● Listed entries:
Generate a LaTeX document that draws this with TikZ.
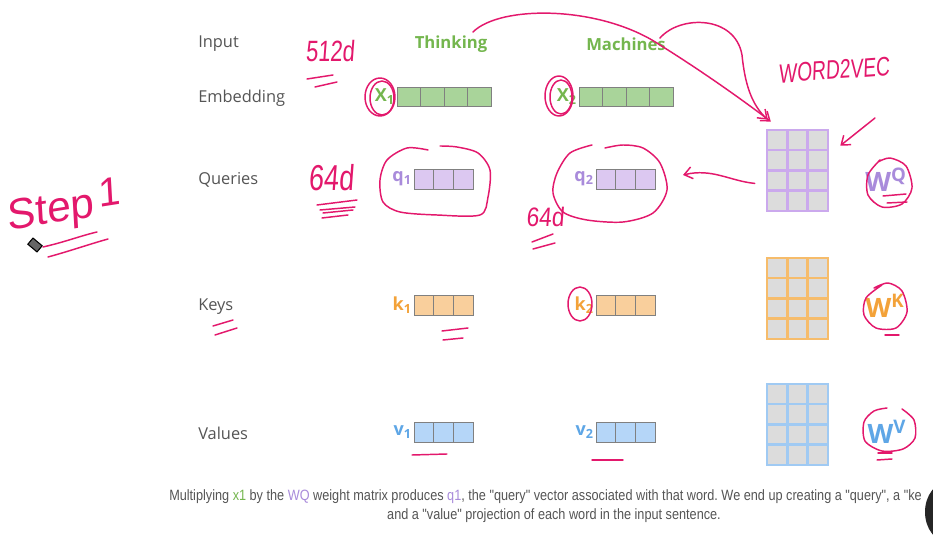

* * *

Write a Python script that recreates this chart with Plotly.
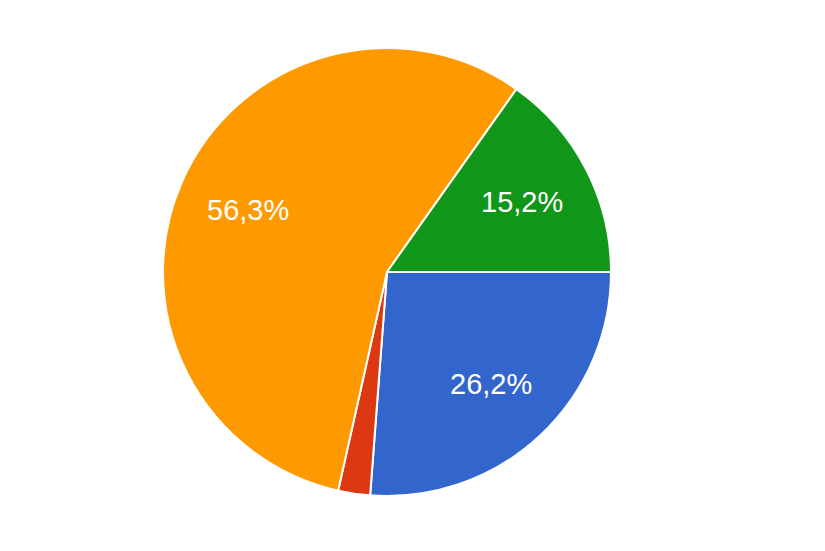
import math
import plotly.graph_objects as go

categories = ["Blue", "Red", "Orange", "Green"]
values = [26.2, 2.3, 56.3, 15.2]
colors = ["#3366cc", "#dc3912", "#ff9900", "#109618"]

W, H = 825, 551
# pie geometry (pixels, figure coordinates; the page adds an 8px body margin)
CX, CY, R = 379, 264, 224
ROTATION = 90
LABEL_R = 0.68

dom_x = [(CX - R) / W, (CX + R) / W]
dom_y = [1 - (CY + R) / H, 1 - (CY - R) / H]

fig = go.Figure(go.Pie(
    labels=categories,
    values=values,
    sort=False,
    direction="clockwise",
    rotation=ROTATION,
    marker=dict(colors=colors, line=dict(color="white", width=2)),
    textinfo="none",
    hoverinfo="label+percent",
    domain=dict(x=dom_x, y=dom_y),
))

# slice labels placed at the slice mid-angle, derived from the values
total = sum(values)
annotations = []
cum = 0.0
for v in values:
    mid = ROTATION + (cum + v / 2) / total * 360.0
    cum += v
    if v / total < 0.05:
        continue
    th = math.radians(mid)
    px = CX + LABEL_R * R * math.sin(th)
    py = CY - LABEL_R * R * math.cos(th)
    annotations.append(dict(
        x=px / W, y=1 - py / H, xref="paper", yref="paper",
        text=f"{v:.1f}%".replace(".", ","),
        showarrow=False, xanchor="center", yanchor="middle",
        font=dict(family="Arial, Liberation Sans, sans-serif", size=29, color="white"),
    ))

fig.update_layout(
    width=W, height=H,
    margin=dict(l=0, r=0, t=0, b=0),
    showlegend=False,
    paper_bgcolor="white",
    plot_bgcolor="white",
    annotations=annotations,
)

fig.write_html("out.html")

● Task requirements:
Skip the pictures and repeat, word for word, the lines from the one containing "Write a Python" to the one containing "dom_y = [1 - (CY + R) / H, 1 - (CY - R) / H]", keeping both of those lines.

● Solution to this task:
Write a Python script that recreates this chart with Plotly.
import math
import plotly.graph_objects as go

categories = ["Blue", "Red", "Orange", "Green"]
values = [26.2, 2.3, 56.3, 15.2]
colors = ["#3366cc", "#dc3912", "#ff9900", "#109618"]

W, H = 825, 551
# pie geometry (pixels, figure coordinates; the page adds an 8px body margin)
CX, CY, R = 379, 264, 224
ROTATION = 90
LABEL_R = 0.68

dom_x = [(CX - R) / W, (CX + R) / W]
dom_y = [1 - (CY + R) / H, 1 - (CY - R) / H]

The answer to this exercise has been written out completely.